# Optimizers - When, Where and How to Tweak Them

In [1]:
%load_ext autoreload
%autoreload 2

%matplotlib inline

In [2]:
from exp.nb_08 import *

## Getting Imagenette Data From the DataBlock NB

In [3]:
path = datasets.untar_data(datasets.URLs.IMAGENETTE_160)

In [4]:
tfms = [make_rgb, ResizeFixed(128), to_byte_tensor, 
        to_float_tensor]
bs = 128

img_list = ImageList.from_files(path, tfms=tfms)
split_data = SplitData.split_by_func(img_list, 
                                     partial(grandparent_splitter,
                                            valid_name='val'))

labels = label_by_func(split_data, parent_labeler, 
                       proc_y=CategoryProcessor())
data = labels.to_databunch(bs, c_in=3, c_out=10, 
                           num_workers=4)

In [5]:
# Create a model
nfs = [32, 64, 128, 256]

In [6]:
callbacks = [partial(AvgStatsCallback, accuracy),
             CudaCallback,
             partial(BatchTransformXCallback, norm_imagenette)]

In [7]:
# Baseline training with vanilla SGD
learn, run = get_learn_run(nfs, data, lr=0.4,
                          layer=conv_layer, cbs=callbacks)

In [8]:
run.fit(1, learn)

train: [1.7948843347370367, tensor(0.3808, device='cuda:0')]
valid: [1.6955538415605096, tensor(0.4425, device='cuda:0')]


## Refining the Optimizer

**`NOTES`**

- The base PyTorch optimizer in `torch.optim` is a dictionary which stores the hyper-parameters and references to the parameters of the model we want to train in parameter groups.

- It contains `step` which updates our parameters with gradients and a method `zero_grad` to detach and zero the gradients of our parameters.

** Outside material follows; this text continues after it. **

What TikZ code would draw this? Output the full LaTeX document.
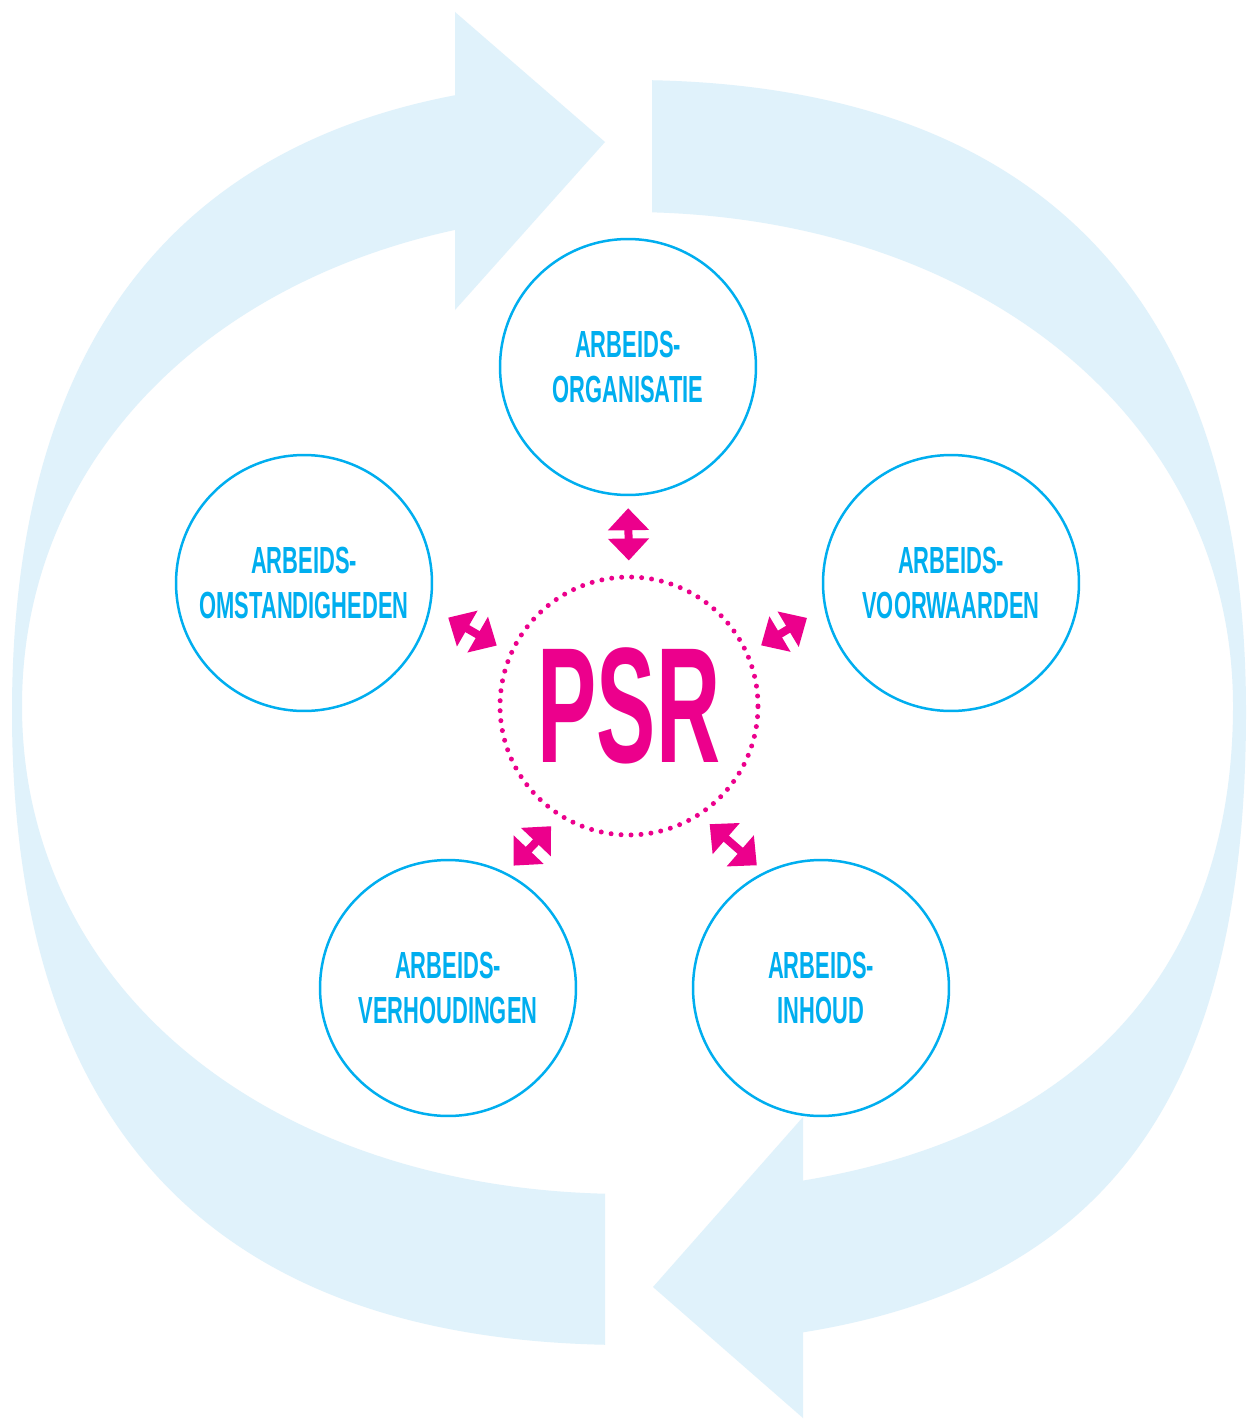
\documentclass[tikz,border=0pt]{standalone}
\usepackage{fontspec}
\newfontfamily\labelfont{Liberation Sans}[FakeStretch=0.58]
\newfontfamily\psrfont{Liberation Sans}[FakeStretch=0.54]
\usetikzlibrary{arrows.meta}
\definecolor{ringblue}{HTML}{E0F2FB}
\definecolor{cyanline}{HTML}{00AEEF}
\definecolor{psrpink}{HTML}{EC008C}
\begin{document}
\begin{tikzpicture}[x=0.02cm,y=-0.02cm,
  topic/.style={circle, draw=cyanline, line width=0.05cm, minimum size=5.12cm,
    inner sep=0pt, text=cyanline, align=center,
    font=\labelfont\bfseries\fontsize{21.5pt}{25.8pt}\selectfont},
  core/.style={circle, draw=psrpink, line width=0.1cm, dash pattern=on 0pt off 0.2cm,
    line cap=round, minimum size=5.16cm, inner sep=0pt, text=psrpink,
    font=\psrfont\bfseries\fontsize{93.6pt}{100pt}\selectfont},
  link/.style={draw=psrpink, line width=0.16cm,
    {Triangle[length=0.44cm,width=0.8cm]}-{Triangle[length=0.44cm,width=0.8cm]}},
  ringfill/.style={fill=ringblue}]

\fill[white] (0,0) rectangle (1259,1419);
\useasboundingbox (0,0) rectangle (1259,1419);

% ---- left (counter-clockwise) big arrow ----
\begin{scope}
  \clip (455,-10) -- (455,710) -- (605,710) -- (605,1430) -- (-10,1430) -- (-10,-10) -- cycle;
  \fill[ringfill, even odd rule]
    (1246,712) .. controls (1246,1132) and (1080,1345) .. (629,1345)
    .. controls (218,1345) and (12,1132) .. (12,712)
    .. controls (12,295) and (222,80) .. (629,80)
    .. controls (1036,80) and (1246,295) .. (1246,712) -- cycle
    (1233,706) .. controls (1233,992.5) and (1050,1194) .. (627.5,1194)
    .. controls (276.5,1194) and (22,992.5) .. (22,706)
    .. controls (22,419.5) and (276.5,212) .. (627.5,212)
    .. controls (978.5,212) and (1233,419.5) .. (1233,706) -- cycle;
\end{scope}
\fill[ringfill] (455,12) -- (605,142) -- (455,310) -- cycle;

% ---- right (clockwise) big arrow ----
\begin{scope}
  \clip (652,-10) -- (1270,-10) -- (1270,1430) -- (803,1430) -- (803,710) -- (652,710) -- cycle;
  \fill[ringfill, even odd rule]
    (1246,712) .. controls (1246,1132) and (1080,1345) .. (629,1345)
    .. controls (218,1345) and (12,1132) .. (12,712)
    .. controls (12,295) and (222,80) .. (629,80)
    .. controls (1036,80) and (1246,295) .. (1246,712) -- cycle
    (1233,706) .. controls (1233,992.5) and (1050,1194) .. (627.5,1194)
    .. controls (276.5,1194) and (22,992.5) .. (22,706)
    .. controls (22,419.5) and (276.5,212) .. (627.5,212)
    .. controls (978.5,212) and (1233,419.5) .. (1233,706) -- cycle;
\end{scope}
\fill[ringfill] (803,1117) -- (653,1287) -- (803,1418) -- cycle;

% ---- nodes ----
\node[core] (psr) at (629,706) {PSR};
\node[topic] (top) at (628,367) {ARBEIDS-\\ORGANISATIE};
\node[topic] (left) at (304,583) {ARBEIDS-\\OMSTANDIGHEDEN};
\node[topic] (right) at (951,583) {ARBEIDS-\\VOORWAARDEN};
\node[topic] (bl) at (448,988) {ARBEIDS-\\VERHOUDINGEN};
\node[topic] (br) at (821,988) {ARBEIDS-\\INHOUD};

% ---- pink double arrows ----
\draw[link, shorten <=0.28cm, shorten >=0.24cm] (psr.90) -- (top.-90);
\draw[link, shorten <=0.28cm, shorten >=0.4cm] (psr.156) -- (left.-11);
\draw[link, shorten <=0.28cm, shorten >=0.4cm] (psr.24) -- (right.191);
\draw[link, shorten <=0.24cm, shorten >=0.2cm] (psr.-122.5) -- (bl.63.5);
\draw[link, shorten <=0.24cm, shorten >=0.2cm] (psr.-57.5) -- (br.116.5);
\end{tikzpicture}
\end{document}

- We will build a more flexible equivalent from scratch. Here, the step function loops over all the parameters to execute the step using stepper functions, which we will provide when initializing the optimizer.

In [None]:
class Optimizer():
    def __init__(self, params, steppers, **defaults):
        # Generators can also be added
        self.param_groups = list(params)
        # Ensuring params is a list of lists
        if not isinstance(self.param_groups[0], list):
            self.param_groups = [self.param_groups]
        self.hypers = [{**defaults} for p in self.param_groups]
        self.steppers = listify(steppers)
        
    def grad_params(self):
        return [(p, hyper) for pg, hyper in zip(self.param_groups, self.hypers)
                for p in pg if p.grad is not None]
    
    def zero_grad(self):
        for p, hyper in self.grad_params():
            p.grad.detach_()
            p.grad.zero_()
            
    def step(self):
        for p, hyper in self.grad_params():
            compose()